Ecco il mio contributo:
Ma gli androidi sognano pecore elettriche? è il titolo di un romanzo scritto nel 1968 da Philip K. Dick, il primo che leggo di questo autore; la fama di questo libro, e, probabilmente, di tutti i libri di Dick, si deve alla trasposizione cinematografica diretta da Ridley Scott, Blade Runner, del 1982, anno della morte dello scrittore.
E’ il primo libro di Dick che leggo (ma di sicuro non sarà l’unico!), e l’ho fatto sicuramente per attrazione dovuta al bellissimo, meraviglioso, impareggiabile Blade Runner. Molti lettori hanno lamentato la sostanziale differenza rispetto al film, e una fetta piuttosto consistente lo ritiene uno dei pochi casi in cui il film è superiore al libro, pertanto voglio subito chiarire la mia opinione in merito a questa presa di posizione: è una balla spaziale.
Io direi, invece, che è uno dei rari casi in cui il film e il libro, pur somigliandosi in maniera piuttosto superficiale, non sono in un reciproco rapporto di superiorità-inferiorità, ma di diverso punto di vista dell’intera vicenda, ed entrambi latori di bellezza e significato.
Il punto di vista del film è, sostanzialmente, quello dell’androide, o almeno sbilanciato dalla parte dell’androide; quello del libro è il punto di vista dell’umano. Deckard prende coscienza del progressivo processo di umanizzazione interiore degli androidi in entrambi, ma nel libro è il suo stesso sentimento a prevalere, il suo “essere umano” a sentirsi ferito dal gesto di far tacere per sempre una delle più belle voci della lirica, ricche di pathos, una voce che provoca gioia ed emozione in chi l’ascolta. Nel film si fa molta leva, soprattutto nella scena finale con Roy (che è giustamente la più famosa e mette i brividi ogni volta che la vede, da 20 anni a questa parte, a chi scrive) sul sentimento dell’androide, che si sente umano ma non viene riconosciuto come tale dagli umani. Nel libro è l’umano, Deckard (tra l’altro figura decisamente diversa e difficilmente sovrapponibile a Harrison Ford, che tuttavia è azzeccatissimo per il Deckard ridleyscottiano), a soffrire, è Deckard a provare empatia puramente umana per gli androidi, a provare attrazione e anche una certa dose d’amore per Rachael; di quel che provano loro gli importa in maniera relativa, e non perché sia un cinico insensibile (beh…un po’ lo è, in fondo è maschio! :P), ma perché, immagino, è la perdita dell’identità di essere umano come unico detentore di “umanità”, appunto, deve sembrargli intollerabile. Gli androidi vanno eliminati perché minano l’identità dell’essere umano; se la creazione dell’uomo eguaglia o supera in umanità l’uomo stesso, allora l’essere umano non ha neppure ragione di esistere, di sentirsi tale.
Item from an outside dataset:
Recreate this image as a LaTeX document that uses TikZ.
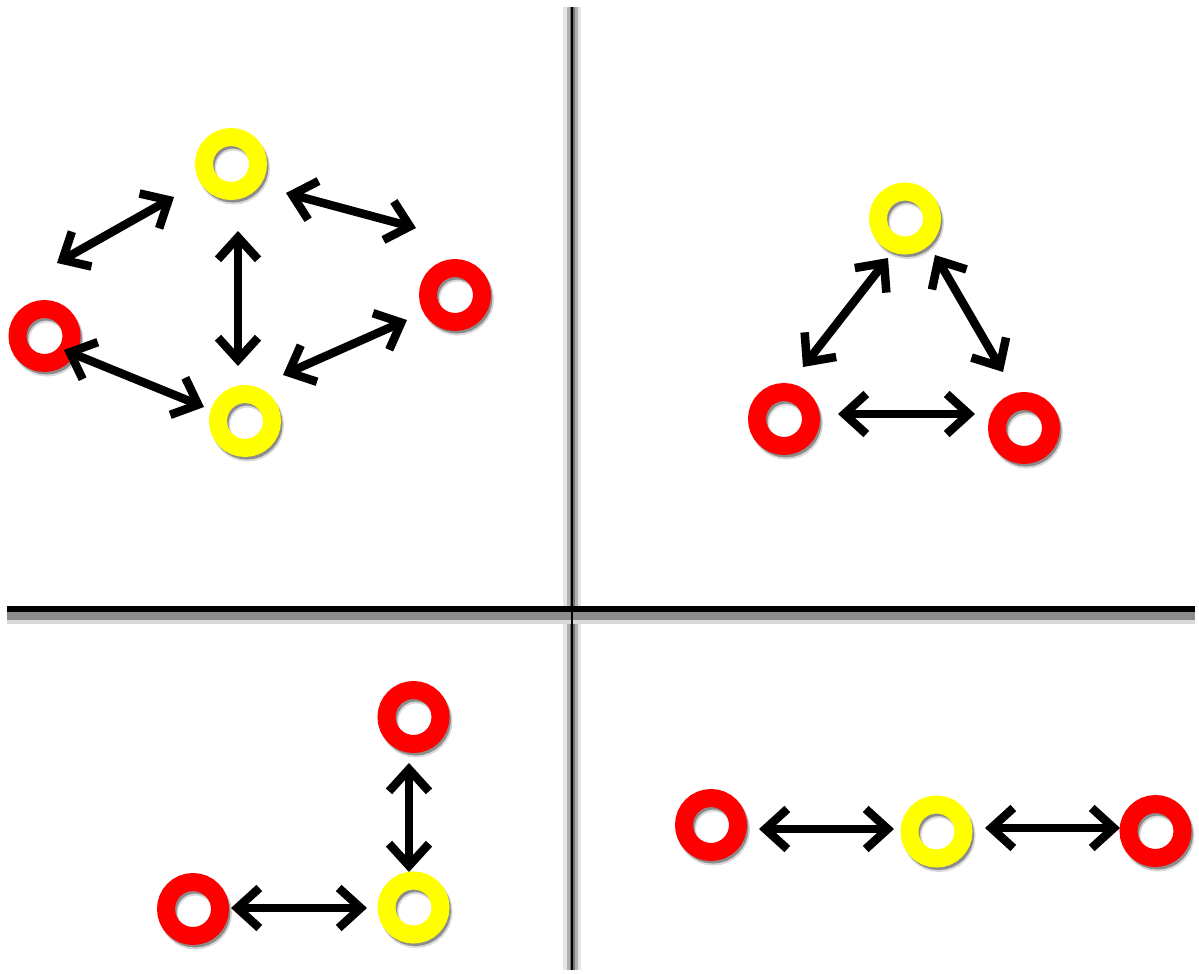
\documentclass[tikz,border=0pt]{standalone}
\usetikzlibrary{arrows.meta}
\definecolor{ringred}{RGB}{255,0,0}
\definecolor{ringyellow}{RGB}{255,255,0}
\begin{document}
\begin{tikzpicture}[x=1pt,y=-1pt,
  ring/.style={circle, minimum size=54pt, inner sep=0pt, line width=18pt, draw=#1,
    preaction={draw=black!15, line width=19pt, transform canvas={shift={(2.5pt,-4pt)}}},
    preaction={draw=black!45, line width=17pt, transform canvas={shift={(2pt,-3pt)}}}},
  biarrow/.style={line width=8.5pt, {Straight Barb[length=22pt,width=40pt]}-{Straight Barb[length=22pt,width=40pt]}},
]
\useasboundingbox (0,0) rectangle (1199,974);
\fill[white] (0,0) rectangle (1199,974);

% dividers
\coordinate (vtop) at (572,7);
\coordinate (vbot) at (572,970);
\coordinate (hleft) at (7,609);
\coordinate (hright) at (1195,609);
\draw[black!10, line width=18pt] (vtop) -- (vbot);
\draw[black!30, line width=11pt] (vtop) -- (vbot);
\draw[black!55, line width=5pt] (vtop) -- (vbot);
\draw[black!15, line width=18pt] ([yshift=-6pt]hleft) -- ([yshift=-6pt]hright);
\draw[black!45, line width=10pt] ([yshift=-6pt]hleft) -- ([yshift=-6pt]hright);
\draw[black, line width=2pt] (vtop) -- (vbot);
\draw[black, line width=6pt] (hleft) -- (hright);

% top-left quadrant
\node[ring=ringyellow] (tlyt) at (231,164) {};
\node[ring=ringred] (tlrl) at (44.5,336) {};
\node[ring=ringyellow] (tlyb) at (245,421) {};
\node[ring=ringred] (tlrr) at (455,295) {};
\coordinate (a1s) at (57,263);  \coordinate (a1e) at (174,197);
\coordinate (a2s) at (286,193); \coordinate (a2e) at (416,228);
\coordinate (a3s) at (238,231); \coordinate (a3e) at (238,366);
\coordinate (a4s) at (64,350);  \coordinate (a4e) at (204,407);
\coordinate (a5s) at (283,375); \coordinate (a5e) at (407,320);
\foreach \a in {a1,a2,a3,a4,a5} \draw[biarrow] (\a s) -- (\a e);

% top-right quadrant
\node[ring=ringyellow] (tryt) at (905,218.5) {};
\node[ring=ringred] (trrl) at (784,419) {};
\node[ring=ringred] (trrr) at (1024,428) {};
\coordinate (b1s) at (803,367);  \coordinate (b1e) at (888,258);
\coordinate (b2s) at (935,255);  \coordinate (b2e) at (1003,372);
\coordinate (b3s) at (838,414);  \coordinate (b3e) at (975,414);
\foreach \a in {b1,b2,b3} \draw[biarrow] (\a s) -- (\a e);

% bottom-left quadrant
\node[ring=ringred] (blrt) at (413.5,717) {};
\node[ring=ringyellow] (blyb) at (413.5,907.5) {};
\node[ring=ringred] (blrl) at (193,909) {};
\coordinate (c1s) at (409,763);  \coordinate (c1e) at (409,872);
\coordinate (c2s) at (231,908);  \coordinate (c2e) at (367,908);
\foreach \a in {c1,c2} \draw[biarrow] (\a s) -- (\a e);

% bottom-right quadrant
\node[ring=ringred] (brrl) at (711,825) {};
\node[ring=ringyellow] (bryc) at (936.5,831.5) {};
\node[ring=ringred] (brrr) at (1155.5,831) {};
\coordinate (d1s) at (759,829);  \coordinate (d1e) at (894,829);
\coordinate (d2s) at (985,828);  \coordinate (d2e) at (1120,828);
\foreach \a in {d1,d2} \draw[biarrow] (\a s) -- (\a e);
\end{tikzpicture}
\end{document}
Nel libro, inoltre, è molto interessante la questione della nuova religione “empatica”, che si rivela attraverso uno schermo, e dei suoi oppositori, che sempre vanno in onda, ininterrottamente, su uno schermo televisivo; la scoperta dell’attore e del fondale dipinto etc, curiosamente non demolisce affatto la “falsa religione”, perché vero e falso, coerentemente con la figura dell’androide, non sono categorie assolute, ma sono interscambiabili e l’una non inficia l’altra: è veramente un aspetto affascinante del romanzo.
La faccenda degli animali elettrici, poi, è meravigliosamente inquietante ed è forse uno degli aspetti ingiustamente trascurati dal film (anche se il film aggiunge molto altro), e fa un po’ di tristezza vedere come, in fondo, non sia cambiato nulla nei confronti degli animali in un mondo in cui essi sono quasi estinti e tutto l’affetto di cui sono oggetto puzza di ostentazione dello status sociale, cosa ancor più avvilente in un pianeta preda di contaminazione radioattiva, spopolato di individui sani (che risiedono altrove), in cui davvero non c’è proprio nulla da ostentare.
In questo libro c’è molto di più di quel che ho riportato. Leggetelo e pensateci: contrariamente a molti romanzi di fantascienza questo non è superato dai tempi (se non dall’anno di ambientazione della fiction) e ripropone un’antica paura dell’uomo che si trasforma in una paura tutta nuova e pericolosamente realistica.